In 1966, Kelley helped organize the first national gay and lesbian conference in the United States, the North American Conference of Homophile Organizations.

After he left the Mattachine Society in 1970, Kelley formed an organization called Homosexuals Organized for Political Education, or HOPE. Shortly after he became involved with the Chicago Gay Alliance, until it ended in 1973.

In 1973, Kelley helped create the Chicago Gay Crusader, a periodical about gay issues in Chicago and the United States. During this time he also co-chaired the group Illinois Gays for Legislative action. Later in the same decade Kelley also co-chaired the Illinois Gay Rights Task Force.

In 1977 Kelley attended the first meeting with the White House about LGBT issues. Kelley presented a paper at this meeting about issues that gay organizations had with procuring tax exemptions.

Kelley was recognized by the Chicago Gay and Lesbian Hall of Fame in 1991. Kelley also wrote a letter to the editor of the Chicago Reader supporting the controversial Hall of Fame.

== Legal career ==
In 1976, Kelley began working as a legal assistant for Chuck Renslow. At Renslow's urging, Kelley went to law school at Chicago-Kent College of law, and graduated in 1987. Kelley wanted to go into corporate law, international law, or intellectual property law, but did not fit in well with the industry and could not get hired at any firms for these fields, possibly because he was so involved in gay activism.

In the 1990s Kelley worked as a clerk for the Illinois Appellate Court.

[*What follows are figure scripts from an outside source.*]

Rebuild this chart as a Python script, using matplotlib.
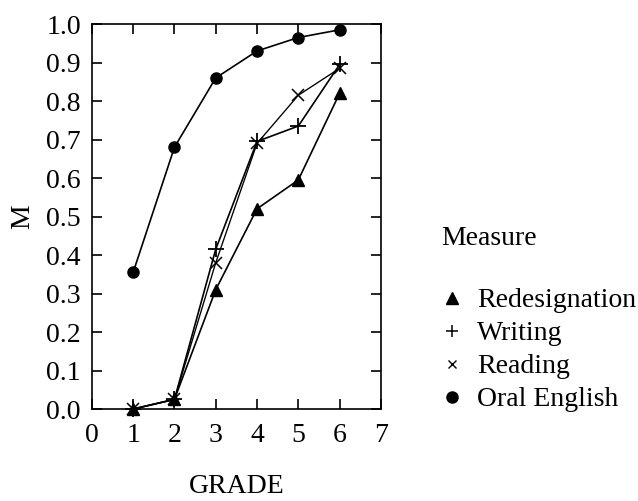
import matplotlib
matplotlib.use("Agg")
import matplotlib.pyplot as plt
from matplotlib.lines import Line2D

grades = [1, 2, 3, 4, 5, 6]
redesignation = [0.0, 0.025, 0.31, 0.52, 0.595, 0.82]
writing = [0.0, 0.025, 0.415, 0.695, 0.735, 0.895]
reading = [0.0, 0.025, 0.38, 0.69, 0.815, 0.885]
oral_english = [0.355, 0.68, 0.86, 0.93, 0.965, 0.985]

plt.rcParams['font.family'] = ['Liberation Serif', 'DejaVu Serif']
fs = 20

fig = plt.figure(figsize=(6.38, 5.01), dpi=100)
ax = fig.add_axes([0.144, 0.1836, 0.453, 0.7684])

lw = 1.2
ax.plot(grades, redesignation, color='black', lw=lw, marker='^', ms=8, clip_on=False, zorder=3)
ax.plot(grades, writing, color='black', lw=lw, marker='+', ms=11, mew=1.3, clip_on=False, zorder=3)
ax.plot(grades, reading, color='black', lw=lw * 0.8, marker='x', ms=8, mew=1.1, clip_on=False, zorder=3)
ax.plot(grades, oral_english, color='black', lw=lw, marker='o', ms=8, clip_on=False, zorder=3)

ax.set_xlim(0, 7)
ax.set_ylim(0, 1.0)
ax.set_xticks(range(0, 8))
ax.set_yticks([i / 10 for i in range(11)])
ax.set_yticklabels(['%.1f' % (i / 10) for i in range(11)])
ax.tick_params(direction='in', length=7, width=1.2, top=True, right=True,
               labelsize=fs, pad=8)
ax.tick_params(axis='x', pad=10)
for s in ax.spines.values():
    s.set_linewidth(1.2)

ax.set_xlabel('GRADE', fontsize=fs, va='baseline')
ax.xaxis.set_label_coords(0.5, -0.218)
ax.set_ylabel('M', fontsize=fs, labelpad=8)

fig.text(0.691, 0.511, 'Measure', fontsize=fs, va='baseline', ha='left')
handles = [
    Line2D([], [], color='black', ls='none', marker='^', ms=9),
    Line2D([], [], color='black', ls='none', marker='+', ms=9, mew=1.1),
    Line2D([], [], color='black', ls='none', marker='x', ms=6, mew=1.0),
    Line2D([], [], color='black', ls='none', marker='o', ms=8),
]
labels = ['Redesignation', 'Writing', 'Reading', 'Oral English']
fig.legend(handles, labels, loc='upper left', bbox_to_anchor=(0.6865, 0.4251),
           frameon=False, fontsize=fs, handlelength=1.0, handletextpad=0.4,
           labelspacing=0.27, borderaxespad=0, borderpad=0)

fig.savefig('out.png', dpi=100)
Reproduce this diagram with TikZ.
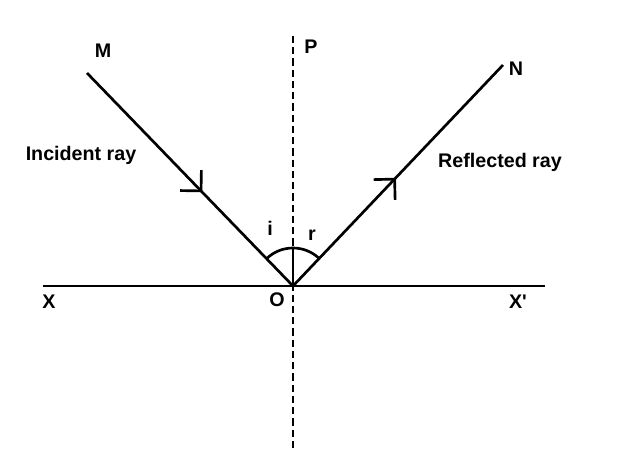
\documentclass[tikz,border=0pt]{standalone}
\usepackage{fontspec}
\setmainfont{Liberation Sans}
\usetikzlibrary{arrows.meta,decorations.markings}
\tikzset{
  ray/.style={line width=1.9pt},
  normal/.style={line width=1.9pt,dash pattern=on 5pt off 3pt},
  lbl/.style={font=\bfseries\fontsize{14}{17}\selectfont,inner sep=0pt},
  midarrow/.style={postaction={decorate},
    decoration={markings,mark=at position #1 with
      {\arrow{Straight Barb[length=10.5pt,width=21pt]}}}}
}
\begin{document}
\begin{tikzpicture}[x=0.025cm,y=0.025cm]
  \useasboundingbox (0,0) rectangle (639,456);

  % points
  \coordinate (O) at (293,170);
  \coordinate (M) at (87,383);
  \coordinate (N) at (503,391);
  \coordinate (Ptop) at (293,420);
  \coordinate (Pbot) at (293,6);
  \coordinate (Xl) at (43,170);
  \coordinate (Xr) at (545,170);

  % mirror and normal
  \draw[ray] (Xl) -- (Xr);
  \draw[normal] (Ptop) -- (Pbot);
  \draw[ray] (O) -- ++(0,38);

  % rays
  \draw[ray,midarrow=0.56] (M) -- (O);
  \draw[ray,midarrow=0.49] (O) -- (N);

  % angles
  \draw[ray] (O) ++(46.5:38) arc[start angle=46.5,end angle=134,radius=38];

  % labels
  \node[lbl] (lM) at (103,405) {M};
  \node[lbl] (lP) at (311,409) {P};
  \node[lbl] (lN) at (516,387) {N};
  \node[lbl] (lInc) at (81,301) {Incident ray};
  \node[lbl] (lRef) at (500,294) {Reflected ray};
  \node[lbl] (li) at (270,228) {i};
  \node[lbl] (lr) at (312,221) {r};
  \node[lbl] (lO) at (277,156) {O};
  \node[lbl] (lX) at (49,154) {X};
  \node[lbl] (lXr) at (518,154) {X\textquotesingle};
\end{tikzpicture}
\end{document}
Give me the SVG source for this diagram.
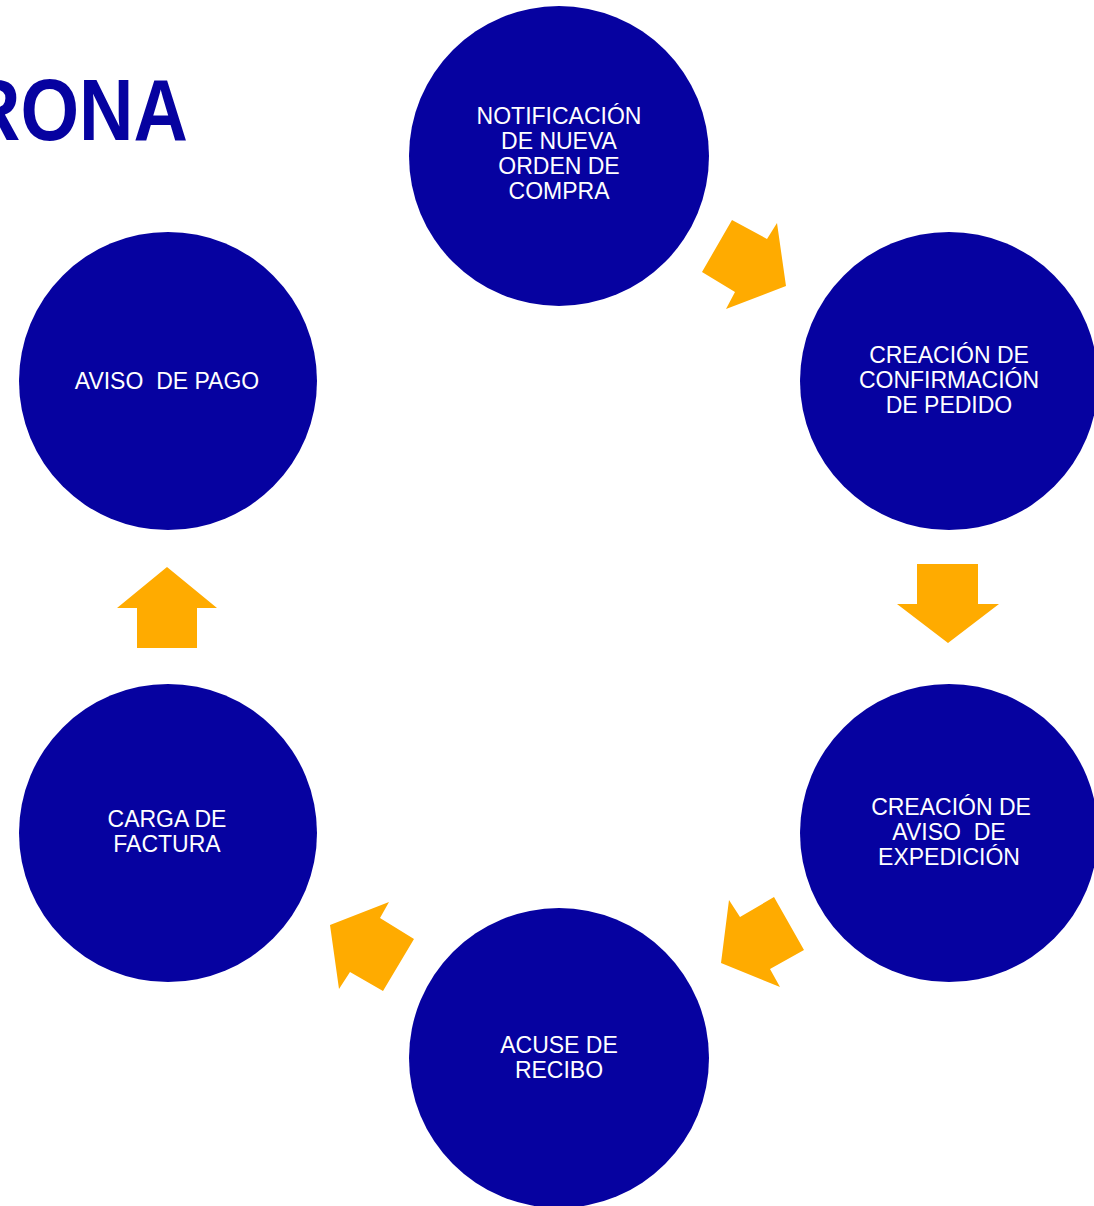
<svg xmlns="http://www.w3.org/2000/svg" width="1094" height="1206" viewBox="0 0 1094 1206">
<style>
.n{fill:#0602A0}
.a{fill:#FFAB00}
.t{font-family:"Liberation Sans",Arial,sans-serif;font-size:23px;fill:#fff;text-anchor:middle;white-space:pre}
.title{font-family:"Liberation Sans",Arial,sans-serif;font-weight:bold;font-size:88px;fill:#0602A0}
</style>
<rect width="1094" height="1206" fill="#fff"/>
<text class="title" x="-34" y="140" textLength="222" lengthAdjust="spacingAndGlyphs">RONA</text>
<g id="connectors">
<polygon class="a" points="732,220 767,239 777,223 786,286 726,309 735,292 702,272"/>
<polygon class="a" points="917,564 978,564 978,604 999,604 948,643 897,604 917,604"/>
<polygon class="a" points="774,897 804,950 770,969 780,987 721,963 729,900 740,917"/>
<polygon class="a" points="389,902 380,918 414,939 383,991 350,972 339,989 330,925"/>
<polygon class="a" points="167,567 217,608 197,608 197,648 137,648 137,608 117,608"/>
</g>
<g id="n1"><circle class="n" cx="559" cy="156" r="150"/>
<text class="t" x="559" y="124">NOTIFICACIÓN</text><text class="t" x="559" y="149">DE NUEVA</text><text class="t" x="559" y="174">ORDEN DE</text><text class="t" x="559" y="199">COMPRA</text></g>
<g id="n2"><circle class="n" cx="949" cy="381" r="149"/>
<text class="t" x="949" y="363">CREACIÓN DE</text><text class="t" x="949" y="388">CONFIRMACIÓN</text><text class="t" x="949" y="413">DE PEDIDO</text></g>
<g id="n3"><circle class="n" cx="949" cy="833" r="149"/>
<text class="t" x="951" y="815">CREACIÓN DE</text><text class="t" x="949" y="840">AVISO  DE</text><text class="t" x="949" y="865">EXPEDICIÓN</text></g>
<g id="n4"><circle class="n" cx="559" cy="1058" r="150"/>
<text class="t" x="559" y="1053">ACUSE DE</text><text class="t" x="559" y="1078">RECIBO</text></g>
<g id="n5"><circle class="n" cx="168" cy="833" r="149"/>
<text class="t" x="167" y="827">CARGA DE</text><text class="t" x="167" y="852">FACTURA</text></g>
<g id="n6"><circle class="n" cx="168" cy="381" r="149"/>
<text class="t" x="167" y="389">AVISO  DE PAGO</text></g>
</svg>
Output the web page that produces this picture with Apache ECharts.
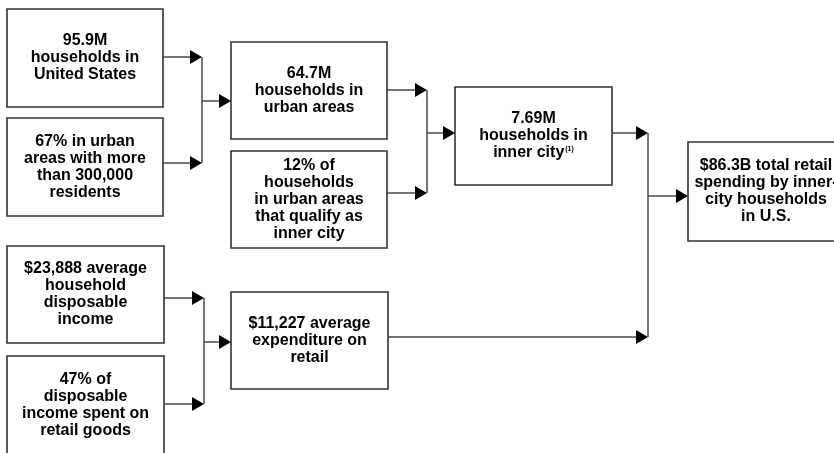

In 1988, Kelley co-founded the National Lesbian and Gay Law Association. He was also a member of the Lesbian and Gay Bar Association of Chicago, Cook County State's Attorney's Task Force on Gay and Lesbian Issues, and the National Committee for Sexual Civil Liberties, all of which mixed his interest in gay activism and the law.

== Death ==
Kelley died May 17, 2015, at age 72. He died at home due to natural causes, possibly influenced by a heart condition, as he had had a heart attack years prior.